At the onset of the lockdown, the education ministry asked students to be “assiduous” in pursuing their normal course of study. However, in June, the ministry announced that none of the work completed during the lockdown would be counted.

Caitríona, a 50-year-old Irish educator who has lived in France for 30 years, was furious. Her 15-year-old daughter Genevieve had done reams of homework.

“She worked so hard for nothing. There was a lot of pressure. They kept giving timed sequence exams that would not upload, for example a two-hour maths exam. She was getting high marks and it was good for her self-esteem. But to come out the other side and say it was all for nothing sent the wrong signals on so many levels.”

The French should have used television, as the Republic did, because broadcasts would have been far more accessible than on the internet, Caitríona said.

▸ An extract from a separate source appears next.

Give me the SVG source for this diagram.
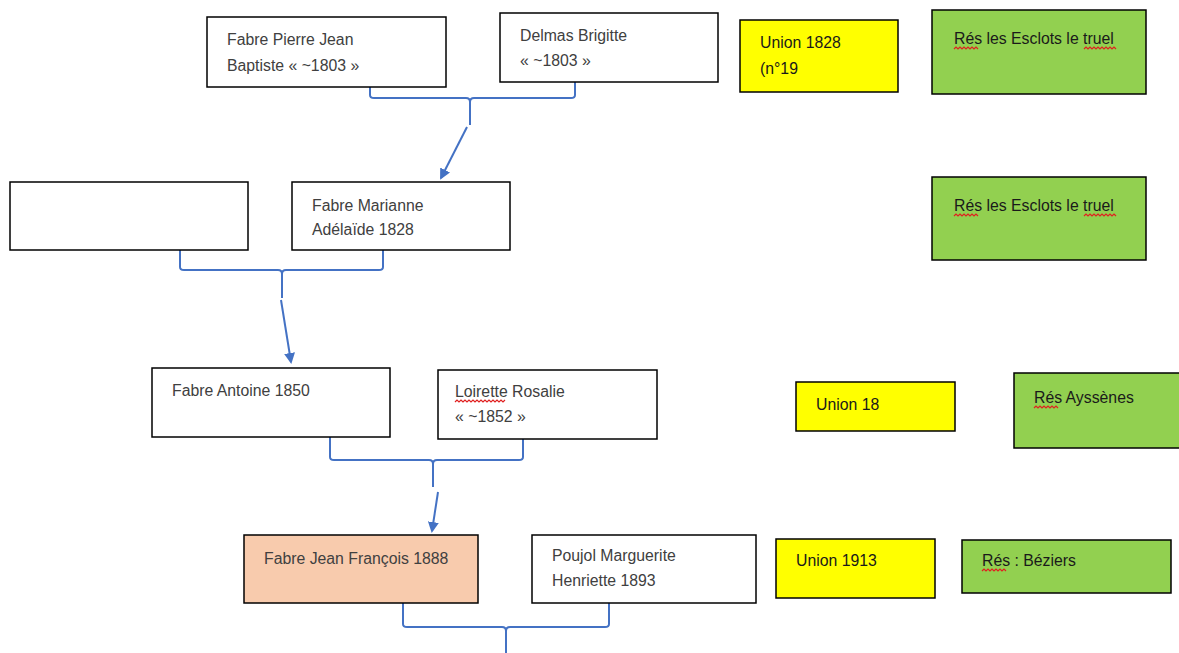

In a study conducted by the University of Bordeaux, 45 per cent of affluent households said they had the technological means to home-school during the lockdown, compared with 31 per cent of lower-income families.

Content management

Content, too, was a problem. In the hot spring weather, Caitríona heard a neighbour losing her temper as she gave her eight-year-old son a dictée on the balcony. “His handwriting was bad. His spelling was poor. You could hear her frustration.”

The French decided not to hold baccalaureate exams this year. Final grades were instead decided by a jury based on marks during the first quarters of the school year

The Irish showed a greater capacity to adapt, Caitríona said. “France is a country of structure and rigidity. They seem incapable of thinking outside the box. They reacted by applying the same rules in extraordinary circumstances, for example, giving frequent exams. They needed to invent new modes of teaching and they failed to do that.”

A gaffe by government spokeswoman Sibeth Ndiaye in late March inflamed the habitually poor relations between the government and teachers. Alluding to a shortage of workers to harvest fruit and vegetables, Ndiaye said: "We don't intend to ask a teacher who is not working because the schools are closed to cross France to pick strawberries."

A few hours later, Ndiaye apologised for saying that teachers were not working.

France, like the Republic, debated whether to hold national secondary-level examinations. A reform of French lycées which places greater importance on continuous assessment was already under way when coronavirus struck.

In the end, the French decided not to hold baccalaureate exams this year. Final grades were instead decided by a jury based on marks during the first quarters of the school year. The education ministry has asked juries to show “benevolence” during this process. The results released on July 7th showed that 91.5 per cent of final-year students passed, an all-time record in France.

Blanquer is advocating “learning vacations” for 700,000 underprivileged youths this summer.

Meanwhile, one-quarter of French teachers remain uncomfortable with digital technology. There is recognition that they need to be trained, that teachers and underprivileged children need computers, and that access to broadband must be extended in the event there is a second wave of the epidemic.

September will be a time of stock-taking and assessment, Blanquer says. No one believes France can make up for the lost year.